Un membre du gouvernementà franceinfo
L'ex-ministre de Nicolas Sarkozy aurait ainsi mis en avant les conséquences d'une fusion de sa liste avec celle de la majorité présidentielle. "Elle nous disait qu'en cas d'accord avec nous, Les Républicains, qui pour un certain nombre d'entre eux veulent 'la bousiller', lui mettraient un candidat dans les pattes, assure ce membre du gouvernement Castex. Donc, elle souhaitait que l'on ne soit pas dans cette élection, en nous disant : 'Vous ne pouvez pas me faire gagner mais vous pouvez me faire perdre'."
Résultat : alors qu'un Jean-Michel Blanquer, ministre de l'Education nationale, ou un Gabriel Attal, porte-parole du gouvernement, étaient pressentis pour porter le combat dans la première région de France, il n'en est finalement rien. Avec Laurent Saint-Martin, les pro-Pécresse se frottent les mains. "C'est un aveu de faiblesse", sourit Jean-Didier Berger, le maire de Clamart (Hauts-de-Seine) et directeur de campagne de l'ancienne ministre. Mais, c'est aussi, comprend un autre soldat de la présidente sortante, un signe de plus d'une "forme de mépris de Macron à l'égard de Pécresse". "Il n'a pas de crainte outre mesure de Pécresse, contrairement à Bertrand", glisse-t-il.

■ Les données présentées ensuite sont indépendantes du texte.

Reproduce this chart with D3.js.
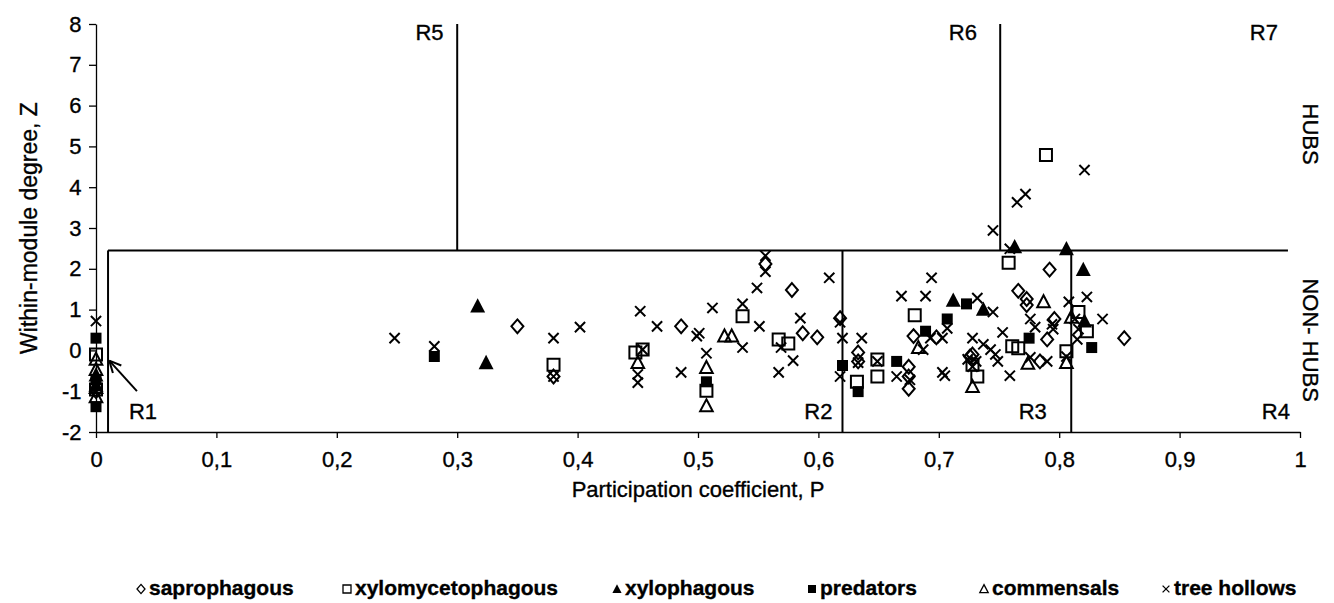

Coups bas dans les Hauts-de-France
Bertrand pour Xavier Bertrand. Lui aussi ex-ministre de Sarkozy et lui aussi ex-LR. Mais contrairement à Pécresse donc, le président des Hauts-de-France est craint par le président de la République. "Le principal adversaire de Macron, c'est Xavier Bertrand, analyse Rémi Lefebvre. Car Bertrand peut mobiliser, dans les Hauts-de-France, des électeurs de gauche face au RN, et ça c'est plus gênant pour Macron." Surtout, Xavier Bertrand a fait le choix tactique de déclarer sa candidature à l'Elysée, avant d'être éventuellement réélu à la tête de la région. De quoi donner à ce scrutin local une lecture nationale. Et cela n'a échappé à personne dans la majorité.
"Bertrand a décidé de faire de cette élection la rampe de lancement des missiles contre Macron pour éviter la primaire de la droite."
François Bayrou, président du MoDemà franceinfo
"C'est d'autant plus choquant qu'il y a six ans, on a mis tout ce qu'on pouvait pour le faire élire. Et aujourd'hui, il nous présente comme des ennemis", condamne François Bayrou, qui reste proche d'Emmanuel Macron. La riposte élyséenne a été immédiate. Laurent Pietraszfewski, le secrétaire d'Etat aux Retraites, et tête de liste de LREM dans les Hauts-de-France, n'était qu'un petit caillou dans la chaussure de Bertrand ? Qu'à cela ne tienne, Macron lui en envoie un client plus médiatique en la personne d'Eric Dupond-Moretti, le ténor des barreaux devenu ministre de la Justice, tête de liste dans le Pas-de-Calais. Voilà qui redonne le moral aux macronistes des Hauts-de-France. "Des maires de gauche m'ont dit : 'Putain, Eric Dupond-Moretti, ça a de la gueule..." se réjouit la députée du Nord, Anne-Laure Cattelot. "Il a une notoriété, une voix qui porte, il est audible, c'est le coup de booster, veut croire un membre du gouvernement. Et ça va contraindre Bertrand à redescendre dans un débat régional."
Pas de quoi faire bouger d'un iota Xavier Bertrand, assure son entourage. "Macron est en train de lui rendre service et de lui offrir la dramaturgie dont il a besoin. Plus c'est médiatisé, mieux c'est ! Macron n'a aucun sens politique, Xavier Bertrand va gagner malgré Eric Dupond-Moretti et tous les autres." Mais, que feront les appareils politiques au soir du premier tour dans une région où le Rassemblement national est annoncé très haut ? "S'il y a un risque RN dans quelque région que ce soit, on prendra nos responsabilités", assure un proche du président. Une main tendue qui pourrait s'avérer être un piège pour Bertrand. S'il l'accepte, il passera pour un pro-Macron et sa candidature à l'Elysée sera compromise. S'il refuse, il risque de perdre la région et son rêve élyséen avec. Son entourage l'a bien compris. "Dans l'entre-deux-tours, il n'y aura pas d'accord avec LREM, sinon, il est mort pour la présidentielle."